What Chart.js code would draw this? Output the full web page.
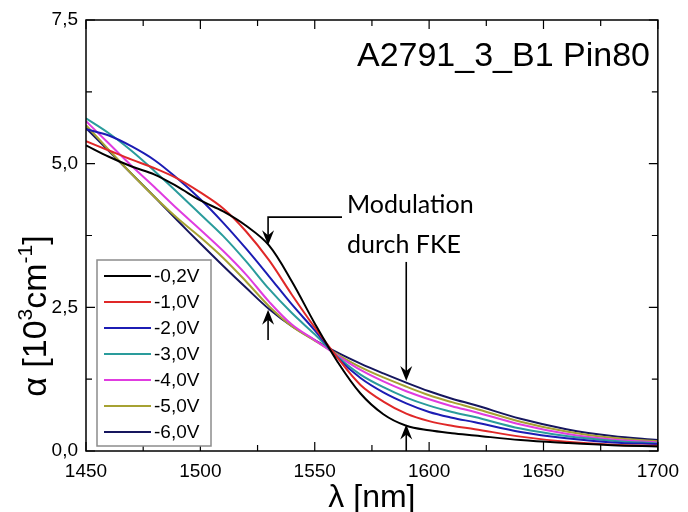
<!DOCTYPE html>
<html>
<head>
<meta charset="utf-8">
<script src="https://cdn.jsdelivr.net/npm/chart.js@4.4.0/dist/chart.umd.min.js"></script>
<style>
html,body{margin:0;padding:0;background:#fff;}
</style>
</head>
<body>
<canvas id="myChart" width="688" height="512"></canvas>
<script>
// wellenlaenge in nm
var wavelengths = [1450,1460,1470,1480,1490,1500,1510,1520,1530,1540,1550,1560,1570,1580,1590,1600,1610,1620,1640,1660,1680,1700];
// absorption alpha in 10^3 cm^-1, eine Kurve pro Spannung
var alpha02 = [5.32,5.12,4.95,4.81,4.60,4.36,4.17,3.92,3.58,2.95,2.22,1.55,1.00,0.64,0.44,0.36,0.31,0.27,0.19,0.14,0.10,0.08];
var alpha10 = [5.39,5.23,5.07,4.92,4.74,4.50,4.22,3.82,3.32,2.72,2.15,1.62,1.15,0.86,0.65,0.52,0.44,0.38,0.25,0.16,0.11,0.09];
var alpha20 = [5.60,5.49,5.30,5.06,4.74,4.38,3.97,3.52,3.04,2.55,2.10,1.62,1.27,1.02,0.83,0.68,0.58,0.50,0.33,0.22,0.15,0.12];
var alpha30 = [5.79,5.53,5.22,4.87,4.50,4.12,3.74,3.30,2.82,2.40,2.03,1.64,1.33,1.11,0.93,0.79,0.68,0.59,0.39,0.26,0.18,0.13];
var alpha40 = [5.74,5.35,4.96,4.59,4.21,3.85,3.48,3.07,2.60,2.20,1.93,1.66,1.41,1.21,1.04,0.90,0.78,0.68,0.46,0.30,0.20,0.15];
var alpha50 = [5.67,5.24,4.82,4.42,4.05,3.72,3.36,2.95,2.52,2.17,1.92,1.68,1.46,1.28,1.12,0.97,0.85,0.74,0.51,0.34,0.23,0.17];
var alpha60 = [5.62,5.22,4.82,4.42,4.01,3.61,3.22,2.84,2.47,2.17,1.93,1.71,1.52,1.35,1.19,1.04,0.91,0.80,0.56,0.38,0.26,0.19];

var voltages = ['-0,2V','-1,0V','-2,0V','-3,0V','-4,0V','-5,0V','-6,0V'];
var colors = ['#000000','#e02828','#1c1cb4','#2a9c9c','#e03ce0','#a6a232','#16165e'];
var xTicks = [1450,1500,1550,1600,1650,1700];
var yTicks = [0,2.5,5,7.5];

var allSeries = [alpha02, alpha10, alpha20, alpha30, alpha40, alpha50, alpha60];

function pts(arr){
  return wavelengths.map(function(w,i){ return {x:w, y:arr[i]}; });
}

var datasets = allSeries.map(function(s,i){
  return {
    label: voltages[i],
    data: pts(s),
    borderColor: colors[i],
    borderWidth: 2,
    pointRadius: 0,
    fill: false,
    tension: 0.35
  };
});

function arrowHead(ctx, x, y, dir){
  // dir: 1 = nach unten zeigend, -1 = nach oben
  ctx.beginPath();
  ctx.moveTo(x, y);
  ctx.lineTo(x-6, y-15*dir);
  ctx.lineTo(x, y-10*dir);
  ctx.lineTo(x+6, y-15*dir);
  ctx.closePath();
  ctx.fill();
}

var extras = {
  id: 'extras',
  afterDraw: function(c){
    var ctx = c.ctx, a = c.chartArea, xs = c.scales.x, ys = c.scales.y;
    ctx.save();
    ctx.strokeStyle = '#000';
    ctx.fillStyle = '#000';
    ctx.lineWidth = 1.5;
    ctx.strokeRect(a.left, a.top, a.right-a.left, a.bottom-a.top);

    // Ticks nach innen
    ctx.lineWidth = 1.2;
    ctx.beginPath();
    for (var v = 1450; v <= 1700; v += 25){
      var px = xs.getPixelForValue(v);
      var len = (v % 50 === 0) ? 9 : 6;
      ctx.moveTo(px, a.bottom); ctx.lineTo(px, a.bottom-len);
      ctx.moveTo(px, a.top); ctx.lineTo(px, a.top+len);
    }
    for (var k = 0; k <= 6; k++){
      var py = ys.getPixelForValue(k*1.25);
      var l2 = (k % 2 === 0) ? 9 : 6;
      ctx.moveTo(a.left, py); ctx.lineTo(a.left+l2, py);
      ctx.moveTo(a.right, py); ctx.lineTo(a.right-l2, py);
    }
    ctx.stroke();

    // Probenname
    ctx.font = '34px "Liberation Sans", Arial, sans-serif';
    ctx.textAlign = 'right';
    ctx.textBaseline = 'alphabetic';
    ctx.fillText('A2791_3_B1 Pin80', 650, 66);

    // Legende
    var lx = 97, ly = 260, lw = 114, lh = 186;
    ctx.fillStyle = '#fff';
    ctx.fillRect(lx, ly, lw, lh);
    ctx.strokeStyle = '#8c8c8c';
    ctx.lineWidth = 1.5;
    ctx.strokeRect(lx, ly, lw, lh);
    ctx.font = '19px "Liberation Sans", Arial, sans-serif';
    ctx.textAlign = 'left';
    ctx.textBaseline = 'middle';
    for (var i = 0; i < voltages.length; i++){
      var ry = 276 + i*26;
      ctx.strokeStyle = colors[i];
      ctx.lineWidth = 2;
      ctx.beginPath(); ctx.moveTo(104, ry); ctx.lineTo(151, ry); ctx.stroke();
      ctx.fillStyle = '#000';
      ctx.fillText(voltages[i], 154, ry+1);
    }

    // Pfeile "Modulation durch FKE"
    ctx.strokeStyle = '#000';
    ctx.fillStyle = '#000';
    ctx.lineWidth = 1.6;
    var xl = xs.getPixelForValue(1529.6), xr = xs.getPixelForValue(1590);
    var yh = ys.getPixelForValue(4.07);
    ctx.beginPath();
    ctx.moveTo(342, yh); ctx.lineTo(xl, yh); ctx.lineTo(xl, ys.getPixelForValue(3.62)); ctx.stroke();
    arrowHead(ctx, xl, ys.getPixelForValue(3.58), 1);
    ctx.beginPath();
    ctx.moveTo(xl, ys.getPixelForValue(1.93)); ctx.lineTo(xl, ys.getPixelForValue(2.40)); ctx.stroke();
    arrowHead(ctx, xl, ys.getPixelForValue(2.46), -1);
    ctx.beginPath();
    ctx.moveTo(xr, ys.getPixelForValue(3.29)); ctx.lineTo(xr, ys.getPixelForValue(1.28)); ctx.stroke();
    arrowHead(ctx, xr, ys.getPixelForValue(1.22), 1);
    ctx.beginPath();
    ctx.moveTo(xr, a.bottom); ctx.lineTo(xr, ys.getPixelForValue(0.40)); ctx.stroke();
    arrowHead(ctx, xr, ys.getPixelForValue(0.46), -1);

    ctx.font = '25px Lato, "Open Sans", sans-serif';
    ctx.textAlign = 'left';
    ctx.textBaseline = 'alphabetic';
    ctx.fillText('Modulation', 347, 213);
    ctx.fillText('durch FKE', 347, 253);

    // Achsentitel
    ctx.font = '32px "Liberation Sans", Arial, sans-serif';
    ctx.textAlign = 'center';
    ctx.fillText('\u03bb [nm]', (a.left+a.right)/2, 507);

    ctx.translate(46, 316);
    ctx.rotate(-Math.PI/2);
    var big = '34px "Liberation Sans", Arial, sans-serif';
    var small = '21px "Liberation Sans", Arial, sans-serif';
    var parts = [['\u03b1 [10', big, 0], ['3', small, -14], ['cm', big, 0], ['-1', small, -14], [']', big, 0]];
    var total = 0;
    parts.forEach(function(p){ ctx.font = p[1]; total += ctx.measureText(p[0]).width; });
    var cx = -total/2;
    ctx.textAlign = 'left';
    parts.forEach(function(p){
      ctx.font = p[1];
      ctx.fillText(p[0], cx, p[2]);
      cx += ctx.measureText(p[0]).width;
    });
    ctx.restore();
  }
};

var ctx = document.getElementById('myChart').getContext('2d');
var chart = new Chart(ctx, {
  type: 'line',
  data: { datasets: datasets },
  options: {
    responsive: false,
    animation: false,
    layout: { padding: { top: 20, right: 18, left: 0, bottom: 0 } },
    plugins: { legend: { display: false }, tooltip: { enabled: false } },
    scales: {
      x: {
        type: 'linear', min: 1450, max: 1700,
        afterFit: function(s){ s.height = 61; },
        afterBuildTicks: function(s){ s.ticks = xTicks.map(function(v){ return {value:v}; }); },
        grid: { display: false, drawTicks: false },
        border: { display: false },
        ticks: {
          color: '#000', padding: 9, maxRotation: 0,
          font: { family: '"Liberation Sans", Arial, sans-serif', size: 19 },
          callback: function(v){ return String(v); }
        }
      },
      y: {
        type: 'linear', min: 0, max: 7.5,
        afterFit: function(s){ s.width = 86; },
        afterBuildTicks: function(s){ s.ticks = yTicks.map(function(v){ return {value:v}; }); },
        grid: { display: false, drawTicks: false },
        border: { display: false },
        ticks: {
          color: '#000', padding: 8,
          font: { family: '"Liberation Sans", Arial, sans-serif', size: 19 },
          callback: function(v){ return v.toFixed(1).replace('.', ','); }
        }
      }
    }
  },
  plugins: [extras]
});
</script>
</body>
</html>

........

Please repeat exactly the data above from its first line to the line that contains "var yTicks = [0,2.5,5,7.5];", inclusive, and leave every picture out.

What Chart.js code would draw this? Output the full web page.
<!DOCTYPE html>
<html>
<head>
<meta charset="utf-8">
<script src="https://cdn.jsdelivr.net/npm/chart.js@4.4.0/dist/chart.umd.min.js"></script>
<style>
html,body{margin:0;padding:0;background:#fff;}
</style>
</head>
<body>
<canvas id="myChart" width="688" height="512"></canvas>
<script>
// wellenlaenge in nm
var wavelengths = [1450,1460,1470,1480,1490,1500,1510,1520,1530,1540,1550,1560,1570,1580,1590,1600,1610,1620,1640,1660,1680,1700];
// absorption alpha in 10^3 cm^-1, eine Kurve pro Spannung
var alpha02 = [5.32,5.12,4.95,4.81,4.60,4.36,4.17,3.92,3.58,2.95,2.22,1.55,1.00,0.64,0.44,0.36,0.31,0.27,0.19,0.14,0.10,0.08];
var alpha10 = [5.39,5.23,5.07,4.92,4.74,4.50,4.22,3.82,3.32,2.72,2.15,1.62,1.15,0.86,0.65,0.52,0.44,0.38,0.25,0.16,0.11,0.09];
var alpha20 = [5.60,5.49,5.30,5.06,4.74,4.38,3.97,3.52,3.04,2.55,2.10,1.62,1.27,1.02,0.83,0.68,0.58,0.50,0.33,0.22,0.15,0.12];
var alpha30 = [5.79,5.53,5.22,4.87,4.50,4.12,3.74,3.30,2.82,2.40,2.03,1.64,1.33,1.11,0.93,0.79,0.68,0.59,0.39,0.26,0.18,0.13];
var alpha40 = [5.74,5.35,4.96,4.59,4.21,3.85,3.48,3.07,2.60,2.20,1.93,1.66,1.41,1.21,1.04,0.90,0.78,0.68,0.46,0.30,0.20,0.15];
var alpha50 = [5.67,5.24,4.82,4.42,4.05,3.72,3.36,2.95,2.52,2.17,1.92,1.68,1.46,1.28,1.12,0.97,0.85,0.74,0.51,0.34,0.23,0.17];
var alpha60 = [5.62,5.22,4.82,4.42,4.01,3.61,3.22,2.84,2.47,2.17,1.93,1.71,1.52,1.35,1.19,1.04,0.91,0.80,0.56,0.38,0.26,0.19];

var voltages = ['-0,2V','-1,0V','-2,0V','-3,0V','-4,0V','-5,0V','-6,0V'];
var colors = ['#000000','#e02828','#1c1cb4','#2a9c9c','#e03ce0','#a6a232','#16165e'];
var xTicks = [1450,1500,1550,1600,1650,1700];
var yTicks = [0,2.5,5,7.5];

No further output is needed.